BA’s Last Boeing 747s Took Off For The Fast Time | Video

Editorial

The last two British Airways Boeing 747s took off for the very last time on Thursday morning from their home base at London Heathrow Airport. The aircraft took off shortly after each other from a drizzly runway. Initially, it was intended that the Boeing 747s would take off synchronously from the parallel runways, but bad weather threw a spanner in the works.

This marks the end of the 747 era at the British airline and its predecessor BOAC after almost fifty years of service. Over the past decades, thousands of employees have worked with the four-engined aircraft. Millions of passengers boarded the dozens of 747’s that BA has operated over the years.

The last two 747s to leave Heathrow were the G-CIVB (built 1994, featuring the Negus livery) and the G-CIVY (built 1998, featuring today’s Chatham Dockyard livery). Shortly after departure, the latter aircraft performed a fly-past over the south runway at Heathrow.

The aircraft made short flights to Cotswold Airport (Kemble) in Gloucestershire and Saint Athan in Wales respectively.
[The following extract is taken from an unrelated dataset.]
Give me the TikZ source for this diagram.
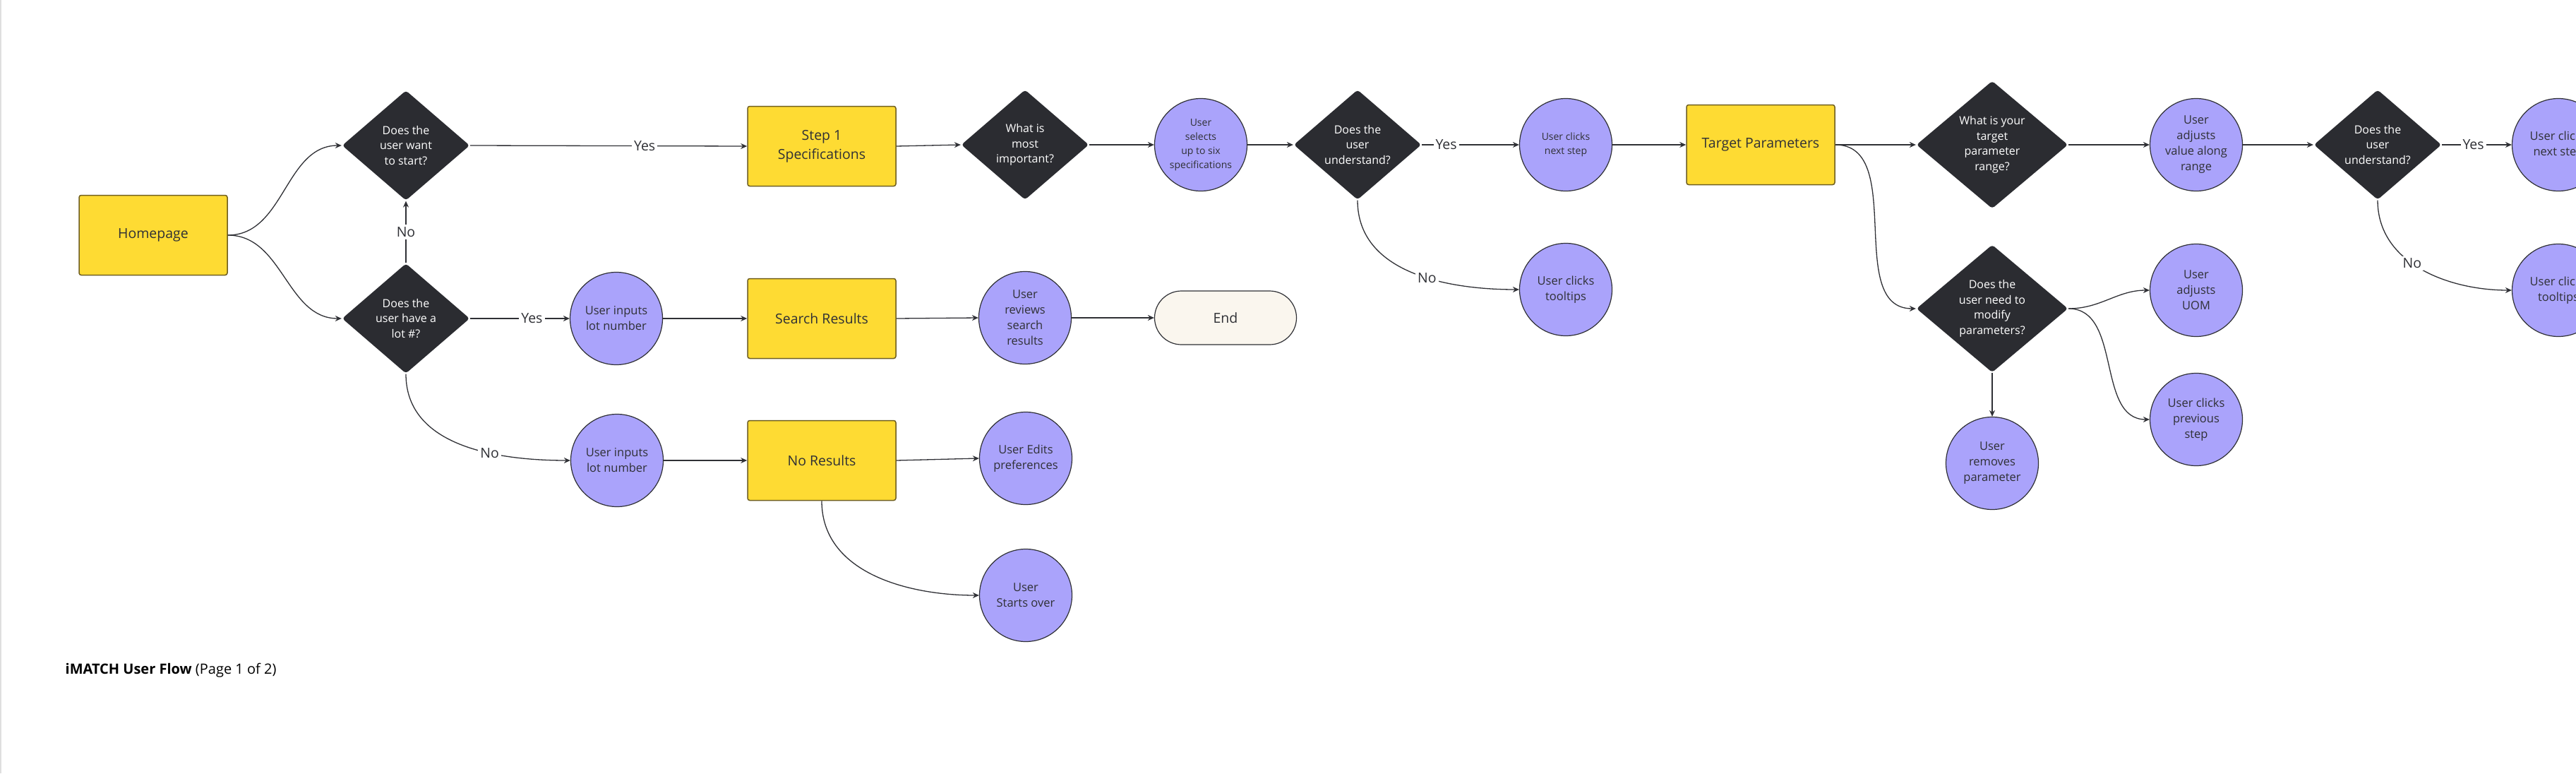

The demolition hammer is what follows for the planes, although according to rumors, the 747 that flew to Kemble will be given a place in a museum.

In addition, the airline is asking current and former employees, aviation experts and customers to share their 747 memories on Thursday at 7:47 am and 7:47 pm (UK time) via social media using the hashtag # BA747farewell.

This way, BA does not want to let the early retirement of the 747 fleet pass without ceremony entirely. The airline did not organize special sightseeing flights with the iconic aircraft type, possibly due to COVID.